Explore Rotorua, a nature lover’s playground set amidst a geothermal and volcanic wonderland where modern life is infused with ancient Maori traditions.
Sail our 18 pristine lakes from atop a luxury yacht, or get closer to nature and kayak or paddle board across them, stopping to bathe in lakeside geothermal hot pools. If you’re more adventurous send yourself down the world’s highest commercially rafted waterfall.
Challenge yourself as you tackle the 145km (and growing) labyrinth of Mountain Biking trails in the Whakarewarewa Forest – voted by Red Bull as being in the top eight in the world – situated among thousands of hectares of native forest.
The cultural influence of the Te Arawa people have been pivotal in shaping Rotorua into the world-class destination it is, first hosting visitors to the Pink and White Terraces in the 1800s – a legacy they continue today with kapa haka and cultural performances.
Relax in the many thermal springs spas, bathe in mineral enriched mud, and experience Maori massage in a geothermal wonderland dotted with crater lakes, erupting geysers and boiling mud that has been attracting visitors to Rotorua since the 1800s.
Thrill yourself at world-class adventure parks (many featuring world-first products created in Rotorua), and take part in the yearly festivals that celebrate what makes Rotorua unique.

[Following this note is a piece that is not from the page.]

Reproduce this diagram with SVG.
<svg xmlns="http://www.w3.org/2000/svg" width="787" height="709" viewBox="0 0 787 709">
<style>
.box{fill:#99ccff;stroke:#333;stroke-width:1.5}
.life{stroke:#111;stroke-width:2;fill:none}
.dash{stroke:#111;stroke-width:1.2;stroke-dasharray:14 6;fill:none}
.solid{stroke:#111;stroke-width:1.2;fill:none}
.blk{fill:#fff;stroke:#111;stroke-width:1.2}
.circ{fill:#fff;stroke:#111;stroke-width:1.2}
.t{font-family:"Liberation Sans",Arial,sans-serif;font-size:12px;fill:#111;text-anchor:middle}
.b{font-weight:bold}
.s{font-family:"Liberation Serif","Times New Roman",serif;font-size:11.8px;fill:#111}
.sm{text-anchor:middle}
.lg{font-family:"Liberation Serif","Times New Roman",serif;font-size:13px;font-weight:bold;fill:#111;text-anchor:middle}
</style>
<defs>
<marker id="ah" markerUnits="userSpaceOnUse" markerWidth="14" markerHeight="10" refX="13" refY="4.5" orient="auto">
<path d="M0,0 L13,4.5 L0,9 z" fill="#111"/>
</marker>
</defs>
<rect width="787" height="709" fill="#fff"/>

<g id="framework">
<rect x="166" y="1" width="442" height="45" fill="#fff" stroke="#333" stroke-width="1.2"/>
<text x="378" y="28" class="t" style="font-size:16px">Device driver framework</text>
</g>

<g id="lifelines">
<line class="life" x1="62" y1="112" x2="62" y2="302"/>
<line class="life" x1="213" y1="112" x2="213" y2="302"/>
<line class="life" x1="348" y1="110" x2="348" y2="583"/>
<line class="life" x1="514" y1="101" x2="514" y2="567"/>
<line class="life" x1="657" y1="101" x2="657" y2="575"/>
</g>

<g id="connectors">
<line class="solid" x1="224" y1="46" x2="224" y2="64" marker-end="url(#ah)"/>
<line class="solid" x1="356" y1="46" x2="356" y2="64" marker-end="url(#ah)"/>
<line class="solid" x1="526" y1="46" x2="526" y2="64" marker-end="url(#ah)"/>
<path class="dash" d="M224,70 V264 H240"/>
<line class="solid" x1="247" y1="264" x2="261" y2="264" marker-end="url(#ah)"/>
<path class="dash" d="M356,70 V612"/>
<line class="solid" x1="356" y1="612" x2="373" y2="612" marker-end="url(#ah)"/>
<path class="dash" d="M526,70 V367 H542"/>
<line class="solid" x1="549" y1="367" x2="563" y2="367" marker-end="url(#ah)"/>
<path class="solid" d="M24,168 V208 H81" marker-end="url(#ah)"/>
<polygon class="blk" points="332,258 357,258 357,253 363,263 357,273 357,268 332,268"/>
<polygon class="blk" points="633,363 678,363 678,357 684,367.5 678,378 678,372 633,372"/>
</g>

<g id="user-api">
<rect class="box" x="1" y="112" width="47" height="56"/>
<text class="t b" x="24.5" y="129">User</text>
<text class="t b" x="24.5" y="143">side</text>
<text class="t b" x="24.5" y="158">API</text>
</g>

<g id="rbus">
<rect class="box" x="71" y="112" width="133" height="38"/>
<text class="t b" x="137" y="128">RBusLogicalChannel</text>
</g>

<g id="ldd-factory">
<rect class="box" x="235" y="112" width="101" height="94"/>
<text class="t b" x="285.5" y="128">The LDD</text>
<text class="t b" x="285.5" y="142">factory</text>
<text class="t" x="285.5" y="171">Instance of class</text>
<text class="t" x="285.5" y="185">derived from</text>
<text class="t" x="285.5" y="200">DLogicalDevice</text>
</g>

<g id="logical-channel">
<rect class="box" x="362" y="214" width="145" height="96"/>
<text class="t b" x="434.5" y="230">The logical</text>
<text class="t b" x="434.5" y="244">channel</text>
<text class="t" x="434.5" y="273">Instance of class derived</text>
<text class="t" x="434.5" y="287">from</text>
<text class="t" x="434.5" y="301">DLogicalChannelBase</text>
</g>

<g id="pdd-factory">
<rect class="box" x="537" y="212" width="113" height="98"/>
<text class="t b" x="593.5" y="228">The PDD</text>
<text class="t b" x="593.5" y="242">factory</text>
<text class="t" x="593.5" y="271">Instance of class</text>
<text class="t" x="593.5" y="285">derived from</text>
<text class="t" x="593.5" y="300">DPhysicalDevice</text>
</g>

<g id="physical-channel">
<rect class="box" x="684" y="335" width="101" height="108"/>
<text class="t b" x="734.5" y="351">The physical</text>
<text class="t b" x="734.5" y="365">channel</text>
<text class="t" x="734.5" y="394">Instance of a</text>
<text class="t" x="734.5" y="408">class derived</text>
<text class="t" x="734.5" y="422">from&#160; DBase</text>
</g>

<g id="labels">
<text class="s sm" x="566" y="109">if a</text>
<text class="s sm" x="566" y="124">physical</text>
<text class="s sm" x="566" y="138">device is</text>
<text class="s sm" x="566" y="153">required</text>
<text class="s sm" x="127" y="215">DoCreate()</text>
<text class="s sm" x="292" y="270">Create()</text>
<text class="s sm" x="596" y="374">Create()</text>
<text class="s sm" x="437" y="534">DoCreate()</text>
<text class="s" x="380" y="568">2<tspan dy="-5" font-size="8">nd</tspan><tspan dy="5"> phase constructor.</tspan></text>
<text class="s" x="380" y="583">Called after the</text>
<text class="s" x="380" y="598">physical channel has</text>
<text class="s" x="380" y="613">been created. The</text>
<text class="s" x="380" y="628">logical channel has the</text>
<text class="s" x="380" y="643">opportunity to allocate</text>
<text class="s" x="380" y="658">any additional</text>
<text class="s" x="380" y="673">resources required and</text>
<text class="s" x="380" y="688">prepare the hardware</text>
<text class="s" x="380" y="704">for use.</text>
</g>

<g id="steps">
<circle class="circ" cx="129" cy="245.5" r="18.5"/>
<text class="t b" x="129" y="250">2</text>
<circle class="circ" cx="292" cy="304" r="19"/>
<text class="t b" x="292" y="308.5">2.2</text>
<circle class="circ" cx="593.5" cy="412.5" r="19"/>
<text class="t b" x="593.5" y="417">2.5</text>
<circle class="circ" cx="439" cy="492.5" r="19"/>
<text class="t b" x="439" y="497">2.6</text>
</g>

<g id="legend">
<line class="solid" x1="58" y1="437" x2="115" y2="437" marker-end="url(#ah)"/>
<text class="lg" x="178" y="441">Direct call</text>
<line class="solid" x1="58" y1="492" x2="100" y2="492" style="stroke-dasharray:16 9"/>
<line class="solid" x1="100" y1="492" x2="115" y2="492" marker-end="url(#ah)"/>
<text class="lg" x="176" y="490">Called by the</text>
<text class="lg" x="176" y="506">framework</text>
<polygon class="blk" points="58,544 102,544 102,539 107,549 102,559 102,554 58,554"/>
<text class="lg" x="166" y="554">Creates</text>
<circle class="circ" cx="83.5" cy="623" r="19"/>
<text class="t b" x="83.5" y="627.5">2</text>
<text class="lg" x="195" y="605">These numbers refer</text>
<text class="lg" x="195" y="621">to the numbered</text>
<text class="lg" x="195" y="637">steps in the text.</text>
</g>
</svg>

Rotorua has 14,000 beds on offer, catering for all budgets, offering everything from luxury lodges, first-class hotels, ultra-chic boutique hotels, to familiar names in lodging and budget friendly flash and backpackers.

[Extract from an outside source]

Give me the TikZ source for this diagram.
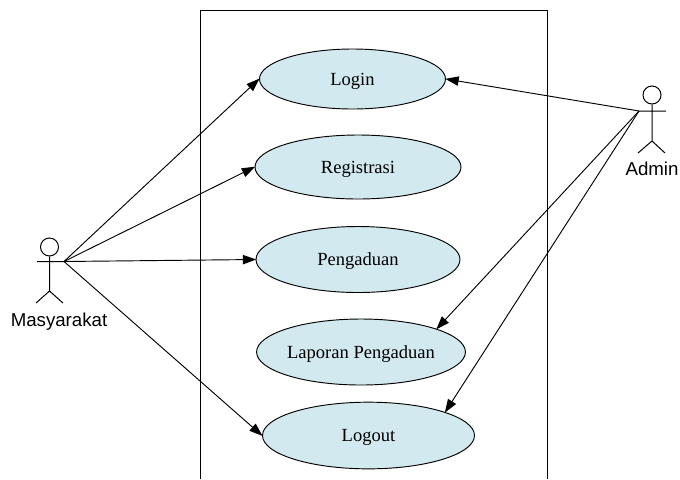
\documentclass[tikz,border=0pt]{standalone}
\usepackage{fontspec}
\setmainfont{Liberation Serif}
\newfontfamily\actorfont{Liberation Sans}
\usetikzlibrary{shapes.geometric,arrows.meta}
\definecolor{ucfill}{HTML}{D2E9EF}
\tikzset{
  x=0.75pt,y=-0.75pt,
  usecase/.style={ellipse,draw=black,fill=ucfill,line width=0.7pt,inner sep=0pt,text height=9pt,text depth=0pt,font=\fontsize{13.9pt}{16pt}\selectfont},
  actorlabel/.style={font=\actorfont\fontsize{14pt}{16pt}\selectfont,inner sep=0pt,anchor=base},
  limb/.style={draw=black,line width=0.75pt},
  link/.style={draw=black,line width=0.7pt,-{Triangle[length=10pt,width=7pt]},shorten >=-0.5pt},
}
\begin{document}
\begin{tikzpicture}
\useasboundingbox (0,0) rectangle (680,479);
\fill[white] (0,0) rectangle (680,479);
% system boundary (open at the bottom)
\draw[line width=0.75pt] (200,479) -- (200,10) -- (547,10) -- (547,479);
% use cases
\node[usecase,minimum width=139.5pt,minimum height=45pt] (login) at (352.5,79) {Login};
\node[usecase,minimum width=154.5pt,minimum height=48pt] (reg) at (358,167) {Registrasi};
\node[usecase,minimum width=153pt,minimum height=49.5pt] (peng) at (358,259.5) {Pengaduan};
\node[usecase,minimum width=154.5pt,minimum height=49.5pt] (lap) at (361,352) {Laporan Pengaduan};
\node[usecase,minimum width=159pt,minimum height=50pt] (logout) at (368.5,435.5) {Logout};
% actor Masyarakat
\node[circle,draw=black,line width=0.75pt,fill=white,minimum size=13.5pt,inner sep=0pt] (headm) at (49.5,247) {};
\coordinate (handm) at (64,261.5);
\coordinate (armm) at (37,261.5);
\coordinate (hipm) at (49.5,291);
\coordinate (footma) at (36,303);
\coordinate (footmb) at (63,303);
\draw[limb] (headm.south) -- (hipm) (armm) -- (handm) (footma) -- (hipm) -- (footmb);
\node[actorlabel] (lblm) at (59,326) {Masyarakat};
% actor Admin
\node[circle,draw=black,line width=0.75pt,fill=white,minimum size=13.5pt,inner sep=0pt] (heada) at (652,95) {};
\coordinate (handa) at (639,111);
\coordinate (arma) at (666,111);
\coordinate (hipa) at (652,141);
\coordinate (foota) at (638,153);
\coordinate (footb) at (665,153);
\draw[limb] (heada.south) -- (hipa) (handa) -- (arma) (foota) -- (hipa) -- (footb);
\node[actorlabel] (lbla) at (652,175) {Admin};
% connectors
\draw[link] (handm) -- (login.west);
\draw[link] (handm) -- (reg.west);
\draw[link] (handm) -- (peng.west);
\draw[link] (handm) -- (logout.west);
\draw[link] (handa) -- (login.east);
\draw[link] (handa) -- (lap.17);
\draw[link] (handa) -- (logout.17);
\end{tikzpicture}
\end{document}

Tourism in New Zealand started in Rotorua with the famed pink and white terraces - considered one of the eight wonders of the world.
Tourists came from around the world to see the wonder once found on the shores of Lake Tarawera.
Unfortunately they were reclaimed by Mount Tarawera when it erupted late in the 19th century.
The grief was terrible for the Tuhourangi and Ngati Rangitihi people who guided tourists on the lake – they lost family members, their livelihood and the bones of their ancestors in one terrible night.
Many of the survivors were offered land at Whakarewarewa and Ngapuna – the Whakarewarewa Thermal Valley became the new home for many and the tradition of guiding continues in the thermal area today.
Since then Rotorua has been, and continues to be New Zealand’s premiere tourism destination.
The total size of the Rotorua district is 261,906 hectares. This consists of 41% forest, 43% agriculture and 8% lakes. Rotorua’s central business district (CBD) is located on the southern shore of Lake Rotorua.
The city is nestled in a huge, ancient caldera 20km across at its widest point and 16km at the narrowest, with Lake Rotorua nearly 300 metres above sea level.
The region includes:
800 hectares of parks, gardens and reserves free for public use
3 major rivers
7 geothermal fields with hot pools and spectacular steam eruptions,
More than 100,000 hectares of native and exotic forests - with the largest commercial plantation forest in the Southern Hemisphere
More than 100,000 hectares of farmland
Stunning volcanic landscapes with Mt Tarawera, Rainbow Mountain, Mt Ngongotaha and Mokoia Island as local icons
Hundreds of kilometres of walking, cycling and mountain biking tracks.
The forests, coupled with extensive trees and gardens in the city, suburbs and parks, support a rich and varied bird life, both native and introduced. Some of New Zealand’s rarer birds, such as the formerly endangered kokako and the spectacular native falcon, karearea, thrive in the district.